Researchers, students, and staff at the University of Michigan were among the group who were faced with these problems. They too needed a data system which did not force them to learn data handling. The Digital Library Program, a cooperative initiative of the University of Michigan School of Information and Library Studies, Information Technology Division, and the University Library, took on the responsibility for finding a solution to this problem.

Part of the solution was obvious: data should be stored on magnetic disks and it should be presented to the system user in a form which could easily be used for further analysis. It was not immediately obvious how to do this however. There were several alternatives. A number of universities had developed data systems which managed data for researchers. None of these quite fit in with the Univ. of Michigan computing environment.
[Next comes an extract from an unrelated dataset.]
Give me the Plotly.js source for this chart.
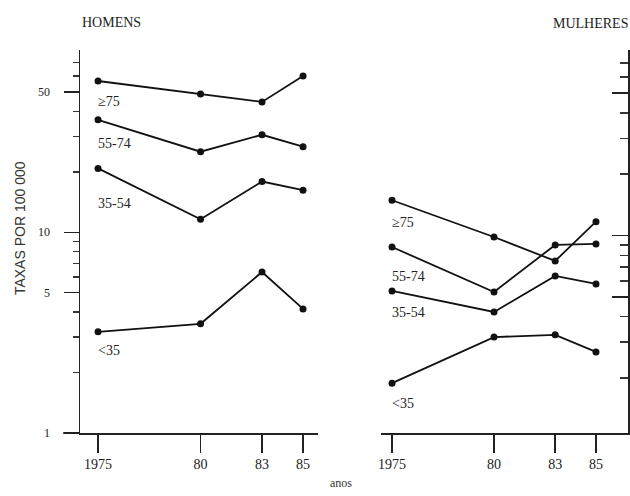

In addition, in early fall 1993 when these issues were being considered, the impact of the Internet was becoming clear, and it was essential that data be deliverable through the Internet.

To deliver data on the Internet, there were two alternatives: use Gopher, or use Mosaic. The first alternative was quickly thrown out. Development of a user interface with Gopher seemed problematic. Gopher also did not provide a mechanism whereby dataset documentation could be tied into the data system interface. It was clearly no good to be told you can pick variables V606 or V607, if you could not determine that these represented answers to survey questions about income and race.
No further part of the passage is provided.